“Why are You Calling Over Those Arsim?!”

I try to frequent the local basketball court, when I can, to get some much-needed exercise, and, on this particular occasion — a few days after Pesach ended — there was only one other person there. No game. Disappointment. (I abhor one-on-ones.) So, when I spotted two guys walking past the outer perimeter of the court, I called out to them, asking if they’d like to play. That was when the other person — a young bachur who I know from the community — challenged me with that question, “Why are you calling over those arsim?!”

The word “arsi” is not exactly a positive appellation. I’m not sure of its precise translation, but it’s contextually obvious that its implication is resoundingly negative. And if I had to give it a one word, English-language comparable, the word “punk” comes to mind. Suffice it to say, that bachur was not happy that I was calling over two individuals — who then became three — whom he felt should be suspect of criminal behavior.

Maybe it’s because I grew up on the placid streets of stereotypical-suburban-almost-rural Potomac, Maryland; but, whatever the reason, I paid the bachur’s warning no heed. It paid off. We indeed got a game together, and I got my much-needed exercise! And the “arsim” that I called over to play with us came across, at least to me, as so gentle and refined (despite their taking a smoke break between games) that, after they left, I chided that bachur, “Didn’t you see the Yiddishe eidelkeit that radiated from their faces?!”

I actually am not sure what initially made him pin them as “arsim” — maybe it was the fact that one was wearing a hoodie and another a black, leather jacket — but, what he responded was what really gave me pause. “Because you were nice to them!” I kid you not, those were his exact words. Why were they behaving so nicely? Well, because I was behaving nicely to them. Go figure.

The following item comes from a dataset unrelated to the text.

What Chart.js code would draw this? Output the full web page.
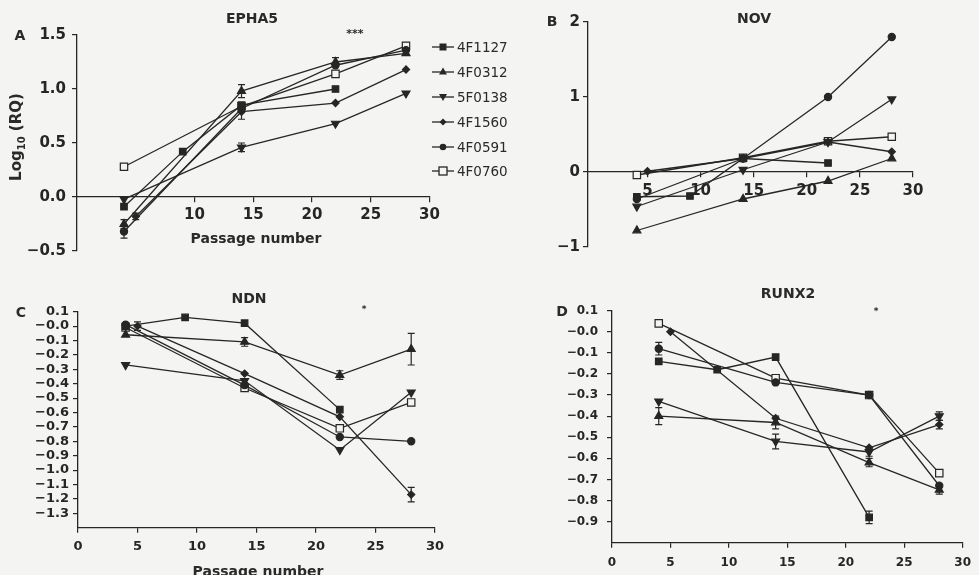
<!DOCTYPE html>
<html>
<head>
<meta charset="utf-8">
<script src="https://cdn.jsdelivr.net/npm/chart.js@4.4.1/dist/chart.umd.min.js"></script>
<style>
  html, body { margin: 0; padding: 0; background: #f4f4f2; }
  #wrap { position: relative; width: 979px; height: 575px; overflow: hidden;
          font-family: "DejaVu Sans", sans-serif; color: #2a2a2a; }
  #wrap canvas { position: absolute; left: 0; top: 0; }
  .lbl { position: absolute; transform: translate(-50%, -50%); white-space: nowrap;
         font-weight: bold; font-size: 14px; }
  .ylab { transform: translate(-50%, -50%) rotate(-90deg); font-size: 15px; }
  .ylab sub { font-size: 10px; }
  .legend { position: absolute; left: 432px; top: 35px; font-size: 13.5px; }
  .legend div { height: 24.8px; display: flex; align-items: center; }
  .legend svg { margin-right: 1px; }
</style>
</head>
<body>
<div id="wrap">
  <canvas id="cA" width="979" height="575"></canvas>
  <canvas id="cB" width="979" height="575"></canvas>
  <canvas id="cC" width="979" height="575"></canvas>
  <canvas id="cD" width="979" height="575"></canvas>

  <div class="lbl" style="left:20px;top:35px">A</div>
  <div class="lbl" style="left:552px;top:21px">B</div>
  <div class="lbl" style="left:21px;top:312px">C</div>
  <div class="lbl" style="left:562px;top:311px">D</div>

  <div class="lbl" style="left:252px;top:18px">EPHA5</div>
  <div class="lbl" style="left:754px;top:18px">NOV</div>
  <div class="lbl" style="left:249px;top:298px">NDN</div>
  <div class="lbl" style="left:788px;top:293px">RUNX2</div>

  <div class="lbl" style="left:355px;top:33px;font-size:11px">***</div>
  <div class="lbl" style="left:364px;top:309px;font-size:9px">*</div>
  <div class="lbl" style="left:876px;top:311px;font-size:9px">*</div>

  <div class="lbl" style="left:256px;top:238px">Passage number</div>
  <div class="lbl" style="left:258px;top:571px">Passage number</div>
  <div class="lbl ylab" style="left:17px;top:137px">Log<sub>10</sub> (RQ)</div>

  <div class="legend" id="legend"></div>
</div>
<script>
// cell lines
const seriesNames = ['4F1127', '4F0312', '5F0138', '4F1560', '4F0591', '4F0760'];
// passage numbers sampled for each cell line
const passages = [
  [4, 9, 14, 22],
  [4, 14, 22, 28],
  [4, 14, 22, 28],
  [5, 14, 22, 28],
  [4, 14, 22, 28],
  [4, 14, 22, 28]
];

// log10(RQ) values, one row per cell line
const epha5 = [
  [-0.09, 0.42, 0.85, 1.00],
  [-0.25, 0.98, 1.25, 1.33],
  [-0.02, 0.46, 0.68, 0.96],
  [-0.18, 0.79, 0.87, 1.18],
  [-0.32, 0.82, 1.22, 1.36],
  [0.28, 0.84, 1.14, 1.40]
];
const nov = [
  [-0.33, -0.32, 0.18, 0.12],
  [-0.78, -0.36, -0.12, 0.18],
  [-0.46, 0.03, 0.40, 0.97],
  [0.01, 0.18, 0.40, 0.27],
  [-0.36, 0.18, 1.00, 1.80],
  [-0.04, 0.19, 0.41, 0.47]
];
const ndn = [
  [0.00, 0.06, 0.02, -0.58],
  [-0.06, -0.11, -0.34, -0.16],
  [-0.27, -0.38, -0.86, -0.46],
  [0.00, -0.33, -0.63, -1.17],
  [0.01, -0.41, -0.77, -0.80],
  [-0.01, -0.43, -0.71, -0.53]
];
const runx2 = [
  [-0.14, -0.18, -0.12, -0.88],
  [-0.40, -0.43, -0.62, -0.75],
  [-0.33, -0.52, -0.57, -0.40],
  [0.00, -0.41, -0.55, -0.44],
  [-0.08, -0.24, -0.30, -0.73],
  [0.04, -0.22, -0.30, -0.67]
];

// error bars: [cell line, point, sd]
const epha5Err = [[1, 0, 0.04], [4, 0, 0.06], [1, 1, 0.06], [2, 1, 0.04], [3, 1, 0.07], [1, 2, 0.04], [3, 0, 0.03]];
const novErr = [];
const ndnErr = [[1, 3, 0.11], [3, 3, 0.05], [1, 2, 0.03], [1, 1, 0.03], [3, 0, 0.03]];
const runx2Err = [[4, 0, 0.03], [1, 0, 0.04], [2, 1, 0.035], [1, 1, 0.03], [0, 3, 0.03],
                  [3, 3, 0.02], [2, 3, 0.02], [1, 3, 0.02], [2, 2, 0.02], [1, 2, 0.02]];

// tick labels
const epha5XTicks = [10, 15, 20, 25, 30];
const epha5YTicks = [-0.5, 0, 0.5, 1, 1.5];
const novXTicks = [5, 10, 15, 20, 25, 30];
const novYTicks = [-1, 0, 1, 2];
const ndnXTicks = [0, 5, 10, 15, 20, 25, 30];
const ndnYTicks = [0.1, 0, -0.1, -0.2, -0.3, -0.4, -0.5, -0.6, -0.7, -0.8, -0.9, -1.0, -1.1, -1.2, -1.3];
const runx2XTicks = [0, 5, 10, 15, 20, 25, 30];
const runx2YTicks = [0.1, 0, -0.1, -0.2, -0.3, -0.4, -0.5, -0.6, -0.7, -0.8, -0.9];

const ink = '#262626';
const paper = '#f4f4f2';
const markers = [
  {pointStyle: 'rect', pointRadius: 4.6, pointRotation: 0, pointBackgroundColor: ink},
  {pointStyle: 'triangle', pointRadius: 4.6, pointRotation: 0, pointBackgroundColor: ink},
  {pointStyle: 'triangle', pointRadius: 4.6, pointRotation: 180, pointBackgroundColor: ink},
  {pointStyle: 'rectRot', pointRadius: 3.6, pointRotation: 0, pointBackgroundColor: ink},
  {pointStyle: 'circle', pointRadius: 3.6, pointRotation: 0, pointBackgroundColor: ink},
  {pointStyle: 'rect', pointRadius: 5.2, pointRotation: 0, pointBackgroundColor: paper}
];

function minusFmt(v) {
  return v.toFixed(1).replace('-', '\u2212');
}
function signedFmt(v) {
  // 0 is printed as "-0.0" on the small panels
  return v > 0.05 ? v.toFixed(1) : '\u2212' + Math.abs(v).toFixed(1);
}

function errorBars(list) {
  return {
    id: 'errorBars',
    afterDatasetsDraw(chart) {
      const ctx = chart.ctx;
      const xs = chart.scales.x, ys = chart.scales.y;
      ctx.save();
      ctx.strokeStyle = ink;
      ctx.lineWidth = 1.2;
      list.forEach(([s, i, e]) => {
        const pt = chart.data.datasets[s].data[i];
        const px = xs.getPixelForValue(pt.x);
        const y1 = ys.getPixelForValue(pt.y + e);
        const y2 = ys.getPixelForValue(pt.y - e);
        ctx.beginPath();
        ctx.moveTo(px, y1); ctx.lineTo(px, y2);
        ctx.moveTo(px - 3.5, y1); ctx.lineTo(px + 3.5, y1);
        ctx.moveTo(px - 3.5, y2); ctx.lineTo(px + 3.5, y2);
        ctx.stroke();
      });
      ctx.restore();
    }
  };
}

const Y_W = 60;   // room kept for y tick labels
const X_H = 30;   // room kept for bottom x tick labels

function panel(id, values, errs, p) {
  const datasets = values.map((vals, s) => Object.assign({
    label: seriesNames[s],
    data: passages[s].map((x, i) => ({x: x, y: vals[i]})),
    borderColor: ink,
    borderWidth: 1.3,
    pointBorderColor: ink,
    pointBorderWidth: 1.2,
    tension: 0,
    clip: false
  }, markers[s]));

  const bottomAxis = p.xPos === 'bottom';
  const pad = {
    left: p.area.left - Y_W,
    top: p.area.top,
    right: 979 - p.area.right,
    bottom: 575 - p.area.bottom - (bottomAxis ? X_H : 0)
  };
  const font = {family: 'DejaVu Sans', size: p.font, weight: 'bold'};
  return new Chart(document.getElementById(id), {
    type: 'line',
    data: {datasets: datasets},
    plugins: [errorBars(errs)],
    options: {
      responsive: false,
      animation: false,
      events: [],
      layout: {padding: pad},
      plugins: {legend: {display: false}, tooltip: {enabled: false}},
      scales: {
        x: {
          type: 'linear',
          min: p.xMin, max: 30,
          position: p.xPos,
          afterFit: s => { s.height = bottomAxis ? X_H : 0; },
          afterBuildTicks: s => { s.ticks = p.xTicks.map(v => ({value: v})); },
          ticks: {font: font, color: ink, padding: p.xPadding, maxRotation: 0, autoSkip: false,
                  callback: v => String(v)},
          grid: {drawOnChartArea: false, tickLength: 5, color: ink, lineWidth: 1.2},
          border: {color: ink, width: 1.3}
        },
        y: {
          type: 'linear',
          min: p.yMin, max: p.yMax,
          afterFit: s => { s.width = Y_W; },
          afterBuildTicks: s => { s.ticks = p.yTicks.map(v => ({value: v})); },
          ticks: {font: font, color: ink, padding: p.yPadding, autoSkip: false, callback: p.fmt},
          grid: {drawOnChartArea: false, tickLength: 5, color: ink, lineWidth: 1.2},
          border: {color: ink, width: 1.3}
        }
      }
    }
  });
}

panel('cA', epha5, epha5Err, {
  area: {left: 77, top: 35, right: 429.5, bottom: 251},
  xMin: 0, xPos: {y: 0}, xTicks: epha5XTicks, xPadding: 4,
  yMin: -0.5, yMax: 1.5, yTicks: epha5YTicks, yPadding: 6,
  fmt: v => minusFmt(v), font: 15
});
panel('cB', nov, novErr, {
  area: {left: 588, top: 22, right: 913, bottom: 247},
  xMin: -0.6, xPos: {y: 0}, xTicks: novXTicks, xPadding: 5,
  yMin: -1, yMax: 2, yTicks: novYTicks, yPadding: 3,
  fmt: v => String(v).replace('-', '\u2212'), font: 15
});
panel('cC', ndn, ndnErr, {
  area: {left: 78, top: 311.7, right: 435, bottom: 527.7},
  xMin: 0, xPos: 'bottom', xTicks: ndnXTicks, xPadding: 6,
  yMin: -1.4, yMax: 0.1, yTicks: ndnYTicks, yPadding: 4,
  fmt: v => signedFmt(v), font: 13
});
panel('cD', runx2, runx2Err, {
  area: {left: 612, top: 310.7, right: 964, bottom: 542.7},
  xMin: 0, xPos: 'bottom', xTicks: runx2XTicks, xPadding: 8,
  yMin: -1.0, yMax: 0.1, yTicks: runx2YTicks, yPadding: 9,
  fmt: v => signedFmt(v), font: 12
});

// legend (line + marker, then name)
const legendShapes = [
  '<rect x="7.5" y="2.5" width="7" height="7" fill="' + ink + '"/>',
  '<polygon points="11,1.5 15,8.5 7,8.5" fill="' + ink + '"/>',
  '<polygon points="11,10 15,3 7,3" fill="' + ink + '"/>',
  '<polygon points="11,2.5 14.5,6 11,9.5 7.5,6" fill="' + ink + '"/>',
  '<circle cx="11" cy="6" r="3.3" fill="' + ink + '"/>',
  '<rect x="7" y="2" width="8" height="8" fill="' + paper + '" stroke="' + ink + '" stroke-width="1.3"/>'
];
const legend = document.getElementById('legend');
seriesNames.forEach((name, s) => {
  const row = document.createElement('div');
  row.innerHTML = '<svg width="24" height="12"><line x1="0" y1="6" x2="22" y2="6" stroke="' + ink +
    '" stroke-width="1.3"/>' + legendShapes[s] + '</svg><span>' + name + '</span>';
  legend.appendChild(row);
});
</script>
</body>
</html>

To bolster his point — meaning, to insist that they really were arsim, or at least one of them was, and their good behavior was but a fleeting expression of being treated well — he told me that he personally once saw one of them involved in a street fight.

This whole thing reminds me of a story I read in For Goodness Sake, by Rabbi Boruch Brull, about the legendary Harav Mendel Kaplan. If space allowed, by way of introduction — so that one could get a sense of the type of behaviors that were typical of Reb Mendel, as he was fondly known — I would recount another Rav Mendel Kaplan story that Rabbi Brull included in his wonderful book. But space doesn’t allow, so you’ll just have to go find the book yourself and read it. It’s definitely worth it.

As far as our immediate subject matter is concerned, though, the relevant story took place during a time when Reb Mendel was teaching in a yeshivah that was located a significant distance from his home, and he commuted a great deal. One day, he picked up a hitchhiker who had no particular place to go. As was his wont, Reb Mendel treated his vehicle guest royally, engaging him in pleasant conversation and even offering him a drink when they stopped at a gas station.

At one point along the drive, the hitchhiker told Reb Mendel that he was ready to get off. Just before closing the door, though, the hitchhiker had this to say: “I want you to know that I had no need to go anywhere when I got a ride with you. I have a gun and I spend my days catching rides with people who I then hold up and steal their money. I had every intention to do the same with you, but you were so kind to me that I just couldn’t bring myself to do it.” And with that, he closed the door and made his hasty departure.

Now, honestly, I have no idea if the basketball-playing bachur was right about those fellows he called arsim or not, but one thing that is certainly worthwhile to take pause about is the simple fact that kind treatment begets kind treatment.

Taken together with Chazal’s assertion that compassionate, refined, and kind behavior is endemic to Jews, this should make us wonder about those Jews — perhaps youth in particular — who seem to have not quite turned out that way.

Could it be that it has less to do with inherent temperament and more to do with how they have been handled? Whether it does or not, one thing seems certain: that if we do want to see kindly, refined behavior reflected back at us, then that is what we need to be giving in the first place.